January 6, 2015

2015 Chairman of the Board: Vic Smith Takes the Helm

Vic Smith grew up in southern Colorado, the son of a lawyer without ever considering agriculture as a career.

He hung around the towns of Alamosa and San Luis enjoying a normal childhood and then went to the University of Colorado at Boulder, where he studied economics and business law.  His father was a practicing attorney who served a stint as a prosecutor and then went into private practice as a civil law attorney.  Agriculture was one of the main businesses in that region of Colorado, so his father did have various agricultural clients.  In the late 1960s, the elder Smith represented Sky Valley Ice and Refrigeration in a civil case, which led to him purchasing the firm and renaming it Skyview Cooling in 1971.

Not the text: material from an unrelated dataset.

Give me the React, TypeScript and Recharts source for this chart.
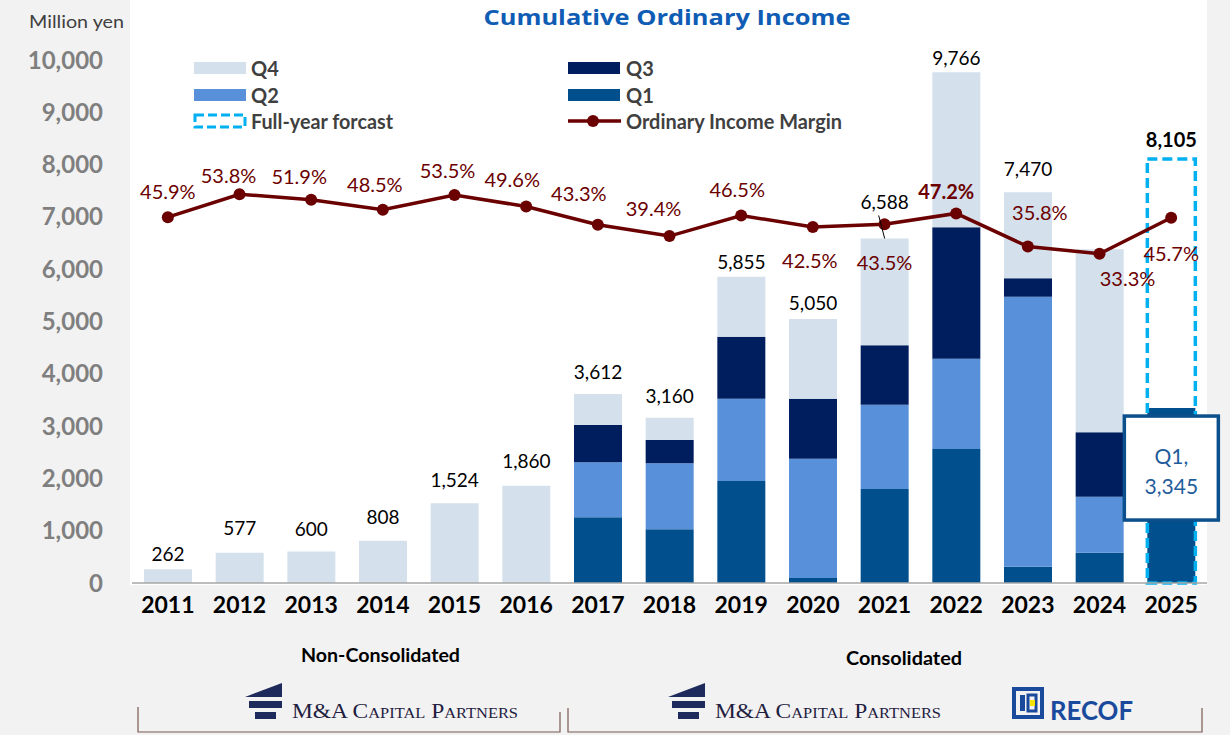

In the meantime, Vic, who had worked for his father during the summers while attending college, graduated from the university and began a career in the real estate business in Denver.  “By 1976, my father had expanded into Yuma and wanted to open up a facility in the Salinas Valley.  He asked me to join him, and I did.”

The younger Smith began by splitting time between Yuma and Salinas. It wasn’t long before he found the agricultural business to be very exciting and also fell in love with Yuma.

Throughout the 1970s, Skyview Cooling remained strictly a cooling and distribution company, working with most of the large California and Arizona shippers.  The firm had more than a half dozen facilities in various locations in Colorado, Arizona, California and New Mexico.  This is when Vic learned to fly.  “I’d start out the day in Alamosa (Colorado), fly to New Mexico for lunch, head to Willcox after that and end up in Yuma.”

While the cooling and distribution end of the business was satisfying, John Smith was born on a farm in Missouri and liked the idea of working the soil.  In 1982, the firm dipped its toe on the grower side of the ledger by beginning a specialty crop farm on the Sonoran side of San Luis, below Yuma.  “We started with asparagus, green onions, and radishes,” Vic recalls.

That small farm expanded a bit over the years and in 1991, the company started JV Farms.  Expansion has continued and today the JV Smith Companies farm about 19,000 acres, including 3,000 in Colorado, 8,000 in Mexico and another 8,000 in the Yuma area.

Though the firm is a shipper of its Colorado potatoes, it has largely remained a grower throughout the years and not gotten into the vegetable marketing business.  Vic said that was just a prudent business decision based on the fact that as proprietors of many different coolers, the JV Smith Companies did business with most of the shippers in the west.  Being a grower for those same shippers expands the company’s business model without directly competing with its customers.

Vic said his deals with other shippers are as varied as the number of contracts he has.  Each deal is different.  He often partners with different shippers in a specific crop and also grows lots of crops on contract, either based on acreage or the actual volume produced.  This different business model allows the company to diversify and spread out its risk.  “We look to where we can add value for our customer,” he said, making it very clear that, in his case, the customer is the shipper.

However, he does not lose sight of the shipper’s customer, be it a retail or foodservice buyer or the ultimate consumer.  He said he often partners with shippers as they work with a customer to make sure as a grower he is producing exactly what is called for.  “We are a very valuable link in the supply chain,” he added.

Almost one of the first things John Smith did after forming his firm was to join Western Growers.  Vic Smith continued that membership when he took over the top spot of the company in the early 1990s.  He remembers in early 2006, he attended a Western Growers outreach meeting in Yuma and decided to get further involved with the association.  He soon became a member of the board and moved into the officer ranks three years ago.

At Western Growers board meetings, Vic is often gently chided for his political affiliation, as he is known to be a Democrat in a sea of Republicans.  He believes it is a service to the industry to have different viewpoints represented on the Western Growers board.  “We have to be pragmatic and be aware of political realities,” he said.  “We often advocate on issues that aren’t partisan and we need as many people as we can on both sides of the aisle.”

But while he doesn’t shy away from his political affiliation, he does say on the vast majority of issues, especially those dealing with agricultural concerns, his viewpoint is very much in line with most agricultural producers.  He calls himself a centrist.

As he moves into the top volunteer position at Western Growers in 2015, Smith plans to be very active as the association gets more proactively involved on the science and technology front.  Western Growers is curently involved in a strategic alliance to link agriculture with technology experts from the Silicon Valley.  Smith said as the ag industry moves forward, it has to be able to create more with less as natural resources are dwindling while needs are increasing.  He is very excited to be part of a new direction being championed by Western Growers to invest in the industry’s future.

Vic and his wife, Karen, have three children.  Kyle, 31, (pictured on the cover with his father) works in the family farming operation while both Kristen, 30, and Clayton, 20, are in the Los Angeles area involved in the entertainment business.